Restate each line word for word. Leave out every picture.

[Data]
---+---

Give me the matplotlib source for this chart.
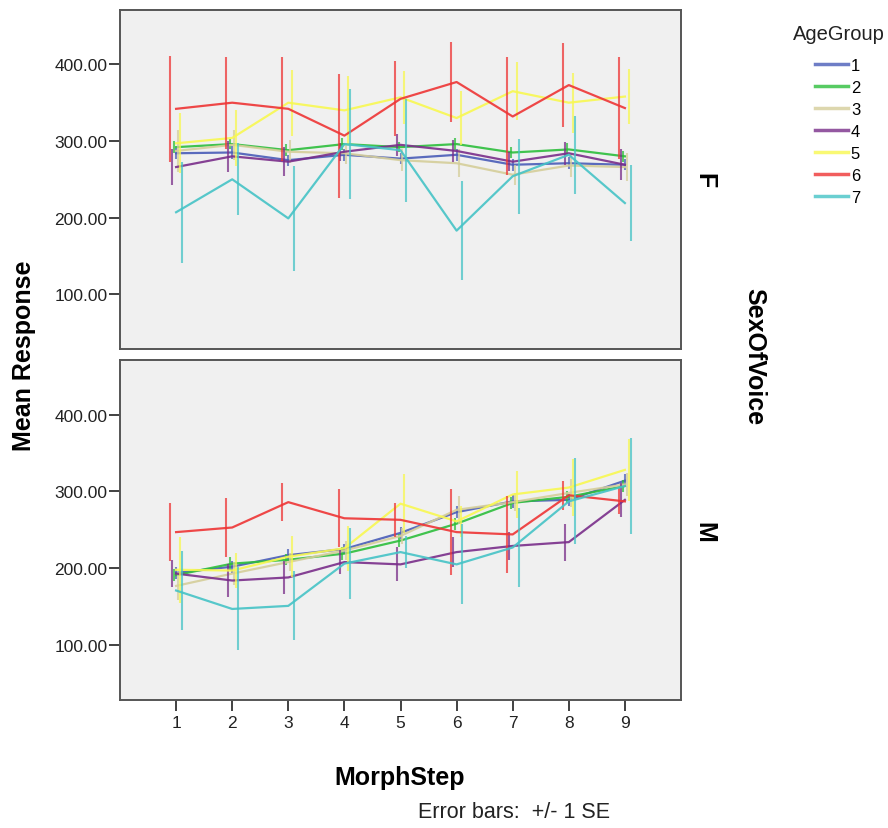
import numpy as np
import matplotlib
matplotlib.use("Agg")
import matplotlib.pyplot as plt
from matplotlib.lines import Line2D

plt.rcParams['font.family'] = ['Liberation Sans', 'DejaVu Sans']

# MorphStep categories and age groups
steps = [1, 2, 3, 4, 5, 6, 7, 8, 9]
age_groups = ['1', '2', '3', '4', '5', '6', '7']

# Female voice (top panel): means and standard errors per age group
f_mean = {
    '1': [284, 285, 275, 282, 277, 282, 269, 271, 269],
    '2': [292, 296, 288, 296, 292, 296, 285, 289, 280],
    '3': [287, 295, 286, 284, 275, 271, 256, 268, 266],
    '4': [266, 280, 273, 286, 295, 287, 273, 284, 269],
    '5': [297, 304, 350, 340, 357, 330, 365, 350, 358],
    '6': [342, 350, 342, 307, 355, 377, 332, 373, 343],
    '7': [207, 250, 199, 296, 288, 183, 254, 282, 219],
}
f_se = {
    '1': [7, 8, 7, 8, 7, 8, 8, 8, 7],
    '2': [8, 7, 8, 8, 7, 8, 7, 8, 7],
    '3': [27, 20, 15, 14, 14, 18, 13, 15, 18],
    '4': [24, 20, 19, 12, 14, 14, 12, 15, 20],
    '5': [39, 36, 43, 45, 35, 35, 38, 39, 36],
    '6': [69, 60, 68, 81, 49, 52, 77, 55, 66],
    '7': [66, 47, 69, 72, 67, 65, 49, 51, 50],
}

# Male voice (bottom panel)
m_mean = {
    '1': [194, 202, 217, 225, 246, 273, 287, 289, 314],
    '2': [191, 206, 211, 219, 236, 258, 285, 293, 307],
    '3': [177, 193, 208, 223, 242, 276, 286, 298, 309],
    '4': [193, 184, 188, 208, 205, 221, 229, 234, 289],
    '5': [198, 197, 215, 226, 284, 261, 296, 305, 328],
    '6': [247, 253, 286, 265, 263, 247, 244, 295, 287],
    '7': [171, 147, 151, 206, 221, 205, 227, 287, 307],
}
m_se = {
    '1': [8, 8, 8, 7, 8, 8, 8, 8, 8],
    '2': [8, 8, 7, 8, 8, 8, 8, 8, 8],
    '3': [18, 15, 12, 12, 10, 18, 12, 18, 15],
    '4': [18, 22, 22, 16, 22, 20, 18, 24, 22],
    '5': [43, 23, 27, 29, 38, 20, 30, 37, 40],
    '6': [38, 38, 25, 38, 22, 56, 50, 19, 17],
    '7': [52, 54, 45, 46, 21, 52, 51, 56, 63],
}

colors = {
    '1': '#4A5DB8',
    '2': '#2DBE3C',
    '3': '#D5CE9A',
    '4': '#7A2E8A',
    '5': '#F8F850',
    '6': '#EE3535',
    '7': '#45C3C6',
}
# horizontal dodge of the error bars (lines stay on the category)
dodge = {'6': -3, '4': -2, '2': -1, '1': 0, '3': 1, '5': 2, '7': 3}

W, H = 888, 829
fig = plt.figure(figsize=(W / 100, H / 100), dpi=100)


def fx(x):
    return x / W


def fy(y):
    return 1 - y / H


ax_f = fig.add_axes([fx(120), fy(350), fx(681) - fx(120), fy(11) - fy(350)])
ax_m = fig.add_axes([fx(120), fy(701), fx(681) - fx(120), fy(361) - fy(701)])

x = np.array(steps)
for ax, means, ses in [(ax_f, f_mean, f_se), (ax_m, m_mean, m_se)]:
    ax.set_facecolor('#F0F0F0')
    for g in age_groups:
        c = colors[g]
        xe = x + dodge[g] * 0.035
        ax.errorbar(xe, means[g], yerr=ses[g], fmt='none', ecolor=c,
                    elinewidth=1.5, capsize=0, alpha=0.75)
        ax.plot(x, means[g], color=c, lw=1.6, alpha=0.9)
    ax.set_xlim(0, 10)
    ax.set_ylim(28.5, 471)
    ax.set_yticks([100, 200, 300, 400])
    ax.set_yticklabels(['100.00', '200.00', '300.00', '400.00'])
    ax.tick_params(axis='y', length=8, width=1.3, pad=1, labelsize=12.5,
                   color='#333333', labelcolor='#222222')
    for s in ax.spines.values():
        s.set_color('#555555')
        s.set_linewidth(1.4)

ax_f.set_xticks([])
ax_m.set_xticks(steps)
ax_m.tick_params(axis='x', length=8, width=1.3, pad=3, labelsize=12.5,
                 color='#333333', labelcolor='#222222')

fig.text(fx(24), fy(356), 'Mean Response', rotation=90, ha='center',
         va='center', fontsize=18, fontweight='bold')
fig.text(fx(400), fy(778), 'MorphStep', ha='center', va='center',
         fontsize=18, fontweight='bold')
fig.text(fx(610), fy(818), 'Error bars:  +/- 1 SE', ha='right',
         va='baseline', fontsize=15.5, color='#222222')
fig.text(fx(704), fy(181), 'F', rotation=-90, ha='center', va='center',
         fontsize=18, fontweight='bold')
fig.text(fx(704), fy(532), 'M', rotation=-90, ha='center', va='center',
         fontsize=18, fontweight='bold')
fig.text(fx(754), fy(357), 'SexOfVoice', rotation=-90, ha='center',
         va='center', fontsize=18, fontweight='bold')

# legend: title as separate text, entries below
fig.text(fx(839), fy(34), 'AgeGroup', ha='center', va='center',
         fontsize=14.5, color='#222222')
handles = [Line2D([], [], color=colors[g], lw=2.5, alpha=0.8) for g in age_groups]
fig.legend(handles, age_groups, frameon=False, loc='upper left',
           bbox_to_anchor=(fx(815), fy(59)), fontsize=12, handlelength=1.95,
           labelspacing=0.42, handletextpad=0.2, borderpad=0, borderaxespad=0)

fig.savefig('out.png', dpi=100)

---+---

[Reply]
Give me the matplotlib source for this chart.
import numpy as np
import matplotlib
matplotlib.use("Agg")
import matplotlib.pyplot as plt
from matplotlib.lines import Line2D

plt.rcParams['font.family'] = ['Liberation Sans', 'DejaVu Sans']

# MorphStep categories and age groups
steps = [1, 2, 3, 4, 5, 6, 7, 8, 9]
age_groups = ['1', '2', '3', '4', '5', '6', '7']

# Female voice (top panel): means and standard errors per age group
f_mean = {
    '1': [284, 285, 275, 282, 277, 282, 269, 271, 269],
    '2': [292, 296, 288, 296, 292, 296, 285, 289, 280],
    '3': [287, 295, 286, 284, 275, 271, 256, 268, 266],
    '4': [266, 280, 273, 286, 295, 287, 273, 284, 269],
    '5': [297, 304, 350, 340, 357, 330, 365, 350, 358],
    '6': [342, 350, 342, 307, 355, 377, 332, 373, 343],
    '7': [207, 250, 199, 296, 288, 183, 254, 282, 219],
}
f_se = {
    '1': [7, 8, 7, 8, 7, 8, 8, 8, 7],
    '2': [8, 7, 8, 8, 7, 8, 7, 8, 7],
    '3': [27, 20, 15, 14, 14, 18, 13, 15, 18],
    '4': [24, 20, 19, 12, 14, 14, 12, 15, 20],
    '5': [39, 36, 43, 45, 35, 35, 38, 39, 36],
    '6': [69, 60, 68, 81, 49, 52, 77, 55, 66],
    '7': [66, 47, 69, 72, 67, 65, 49, 51, 50],
}

# Male voice (bottom panel)
m_mean = {
    '1': [194, 202, 217, 225, 246, 273, 287, 289, 314],
    '2': [191, 206, 211, 219, 236, 258, 285, 293, 307],
    '3': [177, 193, 208, 223, 242, 276, 286, 298, 309],
    '4': [193, 184, 188, 208, 205, 221, 229, 234, 289],
    '5': [198, 197, 215, 226, 284, 261, 296, 305, 328],
    '6': [247, 253, 286, 265, 263, 247, 244, 295, 287],
    '7': [171, 147, 151, 206, 221, 205, 227, 287, 307],
}
m_se = {
    '1': [8, 8, 8, 7, 8, 8, 8, 8, 8],
    '2': [8, 8, 7, 8, 8, 8, 8, 8, 8],
    '3': [18, 15, 12, 12, 10, 18, 12, 18, 15],
    '4': [18, 22, 22, 16, 22, 20, 18, 24, 22],
    '5': [43, 23, 27, 29, 38, 20, 30, 37, 40],
    '6': [38, 38, 25, 38, 22, 56, 50, 19, 17],
    '7': [52, 54, 45, 46, 21, 52, 51, 56, 63],
}

colors = {
    '1': '#4A5DB8',
    '2': '#2DBE3C',
    '3': '#D5CE9A',
    '4': '#7A2E8A',
    '5': '#F8F850',
    '6': '#EE3535',
    '7': '#45C3C6',
}
# horizontal dodge of the error bars (lines stay on the category)
dodge = {'6': -3, '4': -2, '2': -1, '1': 0, '3': 1, '5': 2, '7': 3}

W, H = 888, 829
fig = plt.figure(figsize=(W / 100, H / 100), dpi=100)


def fx(x):
    return x / W


def fy(y):
    return 1 - y / H


ax_f = fig.add_axes([fx(120), fy(350), fx(681) - fx(120), fy(11) - fy(350)])
ax_m = fig.add_axes([fx(120), fy(701), fx(681) - fx(120), fy(361) - fy(701)])

x = np.array(steps)
for ax, means, ses in [(ax_f, f_mean, f_se), (ax_m, m_mean, m_se)]:
    ax.set_facecolor('#F0F0F0')
    for g in age_groups:
        c = colors[g]
        xe = x + dodge[g] * 0.035
        ax.errorbar(xe, means[g], yerr=ses[g], fmt='none', ecolor=c,
                    elinewidth=1.5, capsize=0, alpha=0.75)
        ax.plot(x, means[g], color=c, lw=1.6, alpha=0.9)
    ax.set_xlim(0, 10)
    ax.set_ylim(28.5, 471)
    ax.set_yticks([100, 200, 300, 400])
    ax.set_yticklabels(['100.00', '200.00', '300.00', '400.00'])
    ax.tick_params(axis='y', length=8, width=1.3, pad=1, labelsize=12.5,
                   color='#333333', labelcolor='#222222')
    for s in ax.spines.values():
        s.set_color('#555555')
        s.set_linewidth(1.4)

ax_f.set_xticks([])
ax_m.set_xticks(steps)
ax_m.tick_params(axis='x', length=8, width=1.3, pad=3, labelsize=12.5,
                 color='#333333', labelcolor='#222222')

fig.text(fx(24), fy(356), 'Mean Response', rotation=90, ha='center',
         va='center', fontsize=18, fontweight='bold')
fig.text(fx(400), fy(778), 'MorphStep', ha='center', va='center',
         fontsize=18, fontweight='bold')
fig.text(fx(610), fy(818), 'Error bars:  +/- 1 SE', ha='right',
         va='baseline', fontsize=15.5, color='#222222')
fig.text(fx(704), fy(181), 'F', rotation=-90, ha='center', va='center',
         fontsize=18, fontweight='bold')
fig.text(fx(704), fy(532), 'M', rotation=-90, ha='center', va='center',
         fontsize=18, fontweight='bold')
fig.text(fx(754), fy(357), 'SexOfVoice', rotation=-90, ha='center',
         va='center', fontsize=18, fontweight='bold')

# legend: title as separate text, entries below
fig.text(fx(839), fy(34), 'AgeGroup', ha='center', va='center',
         fontsize=14.5, color='#222222')
handles = [Line2D([], [], color=colors[g], lw=2.5, alpha=0.8) for g in age_groups]
fig.legend(handles, age_groups, frameon=False, loc='upper left',
           bbox_to_anchor=(fx(815), fy(59)), fontsize=12, handlelength=1.95,
           labelspacing=0.42, handletextpad=0.2, borderpad=0, borderaxespad=0)

fig.savefig('out.png', dpi=100)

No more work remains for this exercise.